【树的直径】 POJ 2631 Roads in the North

转自 DISCUSS的证明

设最长链是MN->已知[1]

设由B开始DFS得到最长路为BC->已知[2]

结论[1] MN与AB有公共点.否则MN<AM+AN<=AM+AB=BM 与已知[1]矛盾

结论[2] B是最长链的一个端点.否则由结论[1] 设K是AB上距B最近且在MN上的点 则MN=MK+KN=MK+AN-AK<=MK+AB-AK=MK+BK=BM 当取等号时MB与MN等长 符合结论[2] 否则与已知[1]矛盾 [这里假定了A不在NK上.若A在NK上 只须将上面式子中MN交换位置即可 不影响结论]

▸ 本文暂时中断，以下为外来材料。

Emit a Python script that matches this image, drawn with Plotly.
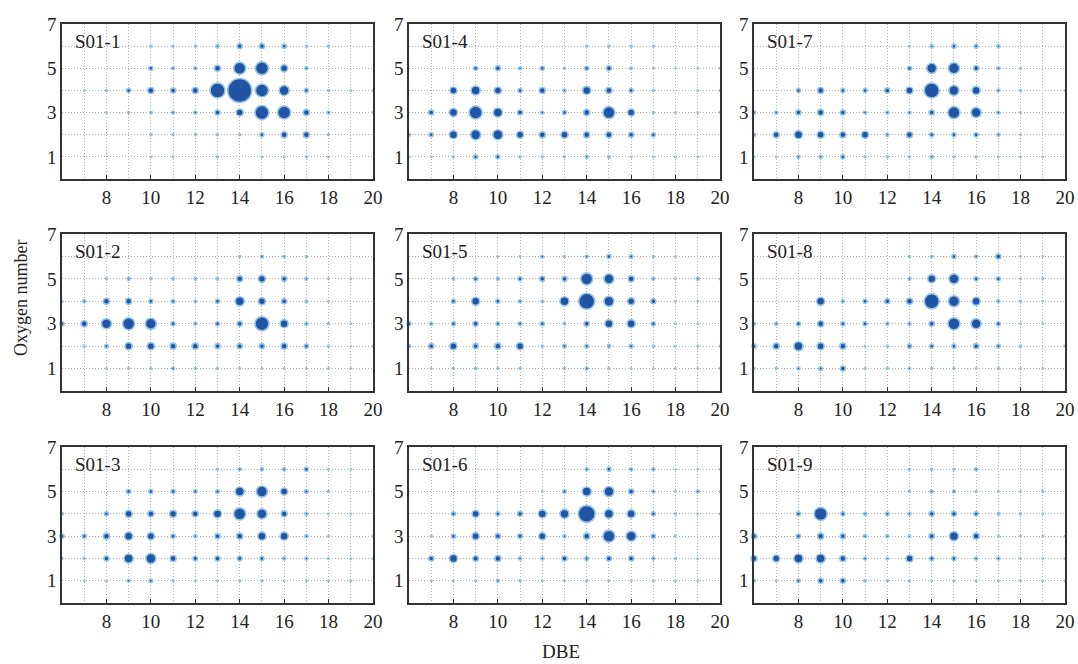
import plotly.graph_objects as go

# DBE values (columns) and oxygen numbers (rows, top to bottom)
dbe = [6, 7, 8, 9, 10, 11, 12, 13, 14, 15, 16, 17, 18, 19, 20]
oxygen = [6, 5, 4, 3, 2, 1]

# Relative intensity of each (DBE, O) class per sample, rows ordered O6 -> O1
s01_1 = [
    [0, 0, 0, 0, 2, 2, 2, 3, 5, 5, 4, 2, 2, 0, 0],
    [0, 0, 0, 0, 4, 3, 3, 6, 12, 13, 7, 3, 0, 0, 0],
    [0, 1.5, 2, 4, 6, 5, 6, 15, 24, 13, 10, 4, 2, 1.5, 1.5],
    [0, 0, 1.5, 2, 2.5, 3, 3, 5, 7, 14, 13, 6, 3, 0, 1.5],
    [0, 0, 0, 0, 2, 2, 2, 2, 2, 4, 6, 6, 2, 0, 0],
    [0, 0, 0, 0, 1.5, 1.5, 0, 2, 0, 1.5, 1.5, 2, 1.5, 0, 0],
]
s01_2 = [
    [0, 0, 0, 0, 0, 0, 0, 0, 2, 3, 2.5, 2, 0, 0, 0],
    [0, 0, 2, 3, 2, 2.5, 2.5, 2.5, 6, 7, 5, 3, 1.5, 1.5, 0],
    [2, 3, 6, 6, 4, 3.5, 2.5, 4, 9, 7, 5, 2.5, 1.5, 0, 0],
    [4, 6, 10, 12, 11, 4, 3, 4, 5, 14, 8, 3, 2, 1.5, 0],
    [0, 2, 3.5, 7, 7, 6, 6, 5, 5, 5, 6, 4, 2, 1, 1.5],
    [0, 0, 1.5, 2, 2, 3, 2, 2, 1.5, 1.5, 1.5, 1.5, 1.5, 1.5, 0],
]
s01_3 = [
    [0, 0, 0, 0, 0, 0, 0, 2, 3, 3, 3, 4, 1.5, 1.5, 0],
    [0, 0, 0, 4, 4, 4, 3.5, 3.5, 9, 11, 7, 3.5, 2, 0, 0],
    [2.5, 0, 4, 7, 6, 7, 6, 8, 12, 10, 6, 3, 1.5, 1.5, 0],
    [4, 4, 6, 8, 7, 4, 3, 5, 6, 8, 8, 3, 1.5, 0, 1.5],
    [2, 2, 5, 9, 10, 6, 4.5, 5, 4.5, 4, 3, 3, 1.5, 1.5, 1.5],
    [0, 1.5, 1.5, 3, 3.5, 2, 1.5, 1.5, 2, 2, 1.5, 1.5, 1.5, 1.5, 0],
]
s01_4 = [
    [0, 0, 0, 0, 0, 0, 0, 0, 2, 2, 2, 2, 0, 0, 0],
    [0, 0, 0, 4, 5, 3, 4, 2, 4, 5, 2.5, 1.5, 1, 1.5, 1.5],
    [0, 0, 7, 9, 7, 4, 6, 3, 8, 6, 4, 2, 0, 1.5, 1.5],
    [0, 5, 8, 13, 9, 5, 3, 4, 6, 12, 7, 2, 1.5, 1.5, 1.5],
    [3, 4, 8, 10, 10, 7, 6, 7, 6, 6, 5, 4, 0, 0, 0],
    [1.5, 1.5, 2, 4, 4, 2, 2, 2, 3, 2.5, 1.5, 1.5, 1.5, 1.5, 0],
]
s01_5 = [
    [0, 0, 0, 0, 1.5, 1.5, 3, 2, 3, 4, 3.5, 2, 1.5, 0, 0],
    [0, 0, 2.5, 4, 3, 4, 5, 5, 12, 10, 6, 3, 1.5, 3, 1.5],
    [0, 0, 4, 8, 4, 3, 2.5, 9, 16, 10, 7, 5, 1.5, 1.5, 0],
    [4, 3, 4, 5, 3.5, 3.5, 4, 2.5, 5, 8, 8, 4, 1.5, 1.5, 0],
    [3, 5, 7, 5, 6, 7, 2, 3.5, 3.5, 3, 3.5, 2, 1.5, 1.5, 1.5],
    [0, 1.5, 2, 2.5, 2, 2, 0, 2, 3, 2, 1.5, 1.5, 1.5, 1.5, 1.5],
]
s01_6 = [
    [0, 0, 0, 0, 0, 0, 0, 0, 3, 4, 3, 3, 1, 1, 1],
    [0, 0, 0, 0, 0, 0, 1.5, 3.5, 9, 10, 5, 3, 1.5, 3, 1.5],
    [0, 0, 4, 7, 4, 5, 8, 9, 17, 9, 8, 4, 2, 1.5, 1.5],
    [0, 2, 4, 7, 5, 4.5, 7, 3, 6, 12, 10, 4, 2, 0, 0],
    [0, 5, 8, 5.5, 6, 3, 3, 5, 3.5, 5, 5, 3, 2, 1.5, 0],
    [0, 1.5, 1.5, 2, 3, 2, 1.5, 1.5, 2, 1.5, 1.5, 1.5, 1.5, 1.5, 0],
]
s01_7 = [
    [0, 0, 0, 0, 0, 0, 0, 1.5, 3, 4, 3.5, 3, 0, 0, 0],
    [0, 0, 0, 0, 0, 0, 0, 4, 10, 11, 5, 3, 1.5, 0, 0],
    [0, 0, 4, 6, 4, 4, 5, 7, 15, 10, 8, 3, 2, 0, 1],
    [3, 3, 5, 6, 5, 3, 3, 3, 5, 12, 10, 3, 1.5, 0, 0],
    [3, 6, 8, 7, 6, 7, 3, 6, 4, 4, 4, 3, 1.5, 0, 0],
    [1.5, 1.5, 3, 3, 4, 2, 2, 2, 3, 2, 2, 1.5, 1.5, 1.5, 0],
]
s01_8 = [
    [0, 0, 0, 0, 0, 0, 0, 2, 2.5, 4, 3, 5, 1, 1, 0],
    [0, 0, 0, 0, 0, 0, 0, 3, 8, 10, 4, 4, 1.5, 2, 0],
    [0, 0, 0, 8, 3, 4, 5, 6, 15, 11, 8, 3, 2, 1.5, 0],
    [3, 3, 4, 6, 4, 4, 3, 3, 5, 12, 10, 4, 1.5, 1.5, 0],
    [4, 6, 9, 7, 6, 1.5, 2, 4, 4, 4, 5, 3.5, 2, 0, 1.5],
    [2, 2, 3, 3.5, 5, 2, 2, 2.5, 2, 2, 1.5, 2, 1.5, 1.5, 0],
]
s01_9 = [
    [0, 0, 0, 0, 0, 0, 0, 2, 2, 2, 3, 0, 0, 0, 0],
    [0, 0, 0, 0, 0, 0, 0, 2, 3, 3, 2, 1.5, 1.5, 2, 0],
    [0, 0, 4, 13, 4, 3, 3.5, 3, 5, 5, 4, 2.5, 2, 1.5, 0],
    [5, 0, 4, 6, 5, 3, 3, 2.5, 5, 9, 6, 2, 1.5, 1.5, 1],
    [6, 7, 9, 9, 6, 3, 2.5, 7, 4, 4, 3, 3, 1.5, 1.5, 1],
    [2.5, 1.5, 3.5, 5, 5, 2.5, 2, 2, 1.5, 1.5, 1.5, 1.5, 1.5, 1.5, 1],
]

# panels in row-major layout order
panel_names = ["S01-1", "S01-4", "S01-7",
               "S01-2", "S01-5", "S01-8",
               "S01-3", "S01-6", "S01-9"]
panel_data = [s01_1, s01_4, s01_7,
              s01_2, s01_5, s01_8,
              s01_3, s01_6, s01_9]

x_ticks = [8, 10, 12, 14, 16, 18, 20]
y_ticks = [1, 3, 5, 7]

W, H = 1078, 664
col_px = [(62, 373), (409, 720), (754, 1065)]
row_px = [(24, 179), (234, 391), (447, 603)]

font_family = "Liberation Serif, Times New Roman, serif"
tick_size = 19
fig = go.Figure()
layout = dict(
    width=W, height=H,
    margin=dict(l=0, r=0, t=0, b=0),
    paper_bgcolor="white", plot_bgcolor="white",
    showlegend=False,
    font=dict(family=font_family, size=tick_size, color="#222"),
)
annotations = []
grid_style = dict(showgrid=True, gridcolor="#b0b0b0", griddash="1px,2px", gridwidth=1)

for i, (name, grid) in enumerate(zip(panel_names, panel_data)):
    r, c = divmod(i, 3)
    xs, ys, ss = [], [], []
    for oi, row in enumerate(grid):
        for di, val in enumerate(row):
            if val > 0:
                xs.append(dbe[di])
                ys.append(oxygen[oi])
                ss.append(val)
    k = "" if i == 0 else str(i + 1)
    fig.add_trace(go.Scatter(
        x=xs, y=ys, mode="markers",
        xaxis="x" + k, yaxis="y" + k,
        marker=dict(size=ss, sizemode="diameter", sizeref=1,
                    color="#2254a5", opacity=1,
                    line=dict(color="#93c4e6", width=1.6)),
        cliponaxis=False,
        hoverinfo="x+y",
    ))
    x0, x1 = col_px[c]
    y0, y1 = row_px[r]
    axis_common = dict(
        showline=True, mirror=True, linecolor="#333", linewidth=1.5,
        zeroline=False, automargin=False,
        tickfont=dict(family=font_family, size=tick_size, color="#222"),
        **grid_style,
    )
    layout["xaxis" + k] = dict(
        axis_common, domain=[x0 / W, x1 / W], range=[6, 20],
        tickmode="array", tickvals=x_ticks,
        ticks="inside", ticklen=4, tickwidth=1.2, tickcolor="#333",
        minor=dict(dtick=1, tick0=0, ticks="", **grid_style),
        anchor="y" + k,
    )
    layout["yaxis" + k] = dict(
        axis_common, domain=[1 - y1 / H, 1 - y0 / H], range=[0, 7],
        tickmode="array", tickvals=y_ticks, ticks="",
        minor=dict(dtick=1, tick0=0, ticks="", **grid_style),
        anchor="x" + k,
    )
    annotations.append(dict(
        text=name, xref=("x" + k) + " domain", yref=("y" + k) + " domain",
        x=0.035, y=0.97, xanchor="left", yanchor="top", showarrow=False,
        font=dict(family=font_family, size=tick_size, color="#222"),
    ))

annotations.append(dict(
    text="Oxygen number", xref="paper", yref="paper",
    x=21 / W, y=1 - 298 / H, textangle=-90, showarrow=False,
    xanchor="center", yanchor="middle",
    font=dict(family=font_family, size=18, color="#222"),
))
annotations.append(dict(
    text="DBE", xref="paper", yref="paper",
    x=561 / W, y=1 - 651 / H, showarrow=False,
    xanchor="center", yanchor="middle",
    font=dict(family=font_family, size=19, color="#222"),
))
layout["annotations"] = annotations
fig.update_layout(**layout)
fig.write_html("out.html")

结论[3] BC是一条最长链.否则由结论[2] 设经过B的最长链为BD 则BD>BC 与已知[2]矛盾

至此证毕

（数据居然可能为空。。。）

#include <cstdio>
#include <cstdlib>
#include <cstring>
#include <climits>
#include <cctype>
#include <cmath>
#include <string>
#include <sstream>
#include <iostream>
#include <algorithm>
#include <iomanip>
using namespace std;
#include <queue>
#include <stack>
#include <vector>
#include <deque>
#include <set>
#include <map>
typedef long long LL;
typedef long double LD;
#define pi acos(-1.0)
#define lson l, m, rt<<1
#define rson m+1, r, rt<<1|1
typedef pair<int, int> PI;
typedef pair<int, PI> PP;
#ifdef _WIN32
#define LLD "%I64d"
#else
#define LLD "%lld"
#endif
const int MAXN = 20100;
const int INF = 999999;
//LL quick(LL a, LL b){LL ans=1;while(b){if(b & 1)ans*=a;a=a*a;b>>=1;}return ans;}
//inline int read(){char ch=' ';int ans=0;while(ch<'0' || ch>'9')ch=getchar();while(ch<='9' && ch>='0'){ans=ans*10+ch-'0';ch=getchar();}return ans;}
//inline void print(LL x){printf(LLD, x);puts("");}
//inline void read(int &x){char c = getchar();while(c < '0') c = getchar();x = c - '0'; c = getchar();while(c >= '0'){x = x * 10 + (c - '0'); c = getchar();}}
struct Edge
{
    int to,next,val;
} edge[MAXN*2];
int head[MAXN],d[MAXN],tol;
bool vis[MAXN];
void init()
{
    tol=0;
    memset(head,-1,sizeof(head));
    memset(d,0,sizeof(d));
}
void addedge(int u,int v,int w)
{
    edge[tol].to=v,edge[tol].val=w,edge[tol].next=head[u];
    head[u]=tol++;
    edge[tol].to=u,edge[tol].val=w,edge[tol].next=head[v];
    head[v]=tol++;
}
int bfs(int u)
{
    int point=0,big=0;
    memset(vis,false,sizeof(vis));
    queue<int>q;
    q.push(u);
    vis[u]=true;
    d[u]=0;
    while(!q.empty())
    {
        u=q.front();
        q.pop();
        for(int i=head[u]; ~i; i=edge[i].next)
        {
            int v=edge[i].to;
            if(!vis[v])
            {
                d[v]=d[u]+edge[i].val;
                if(d[v]>big)
                {
                    big=d[v];
                    point=v;
                }
                vis[v]=true;
                q.push(v);
            }
        }
    }
    return point;
}
int main()
{
#ifndef ONLINE_JUDGE
    freopen("in.txt", "r", stdin);
    //  freopen("out.txt", "w", stdout);
#endif
    int t,a,b,c,n,m,len=0;
    init();
    while(scanf("%d%d%d",&a,&b,&c)!=EOF)
    {
        addedge(a,b,c);
    }
    int u=bfs(1);
    int v=bfs(u);
    len=d[v];
    cout<<len<<endl;
    return 0;
}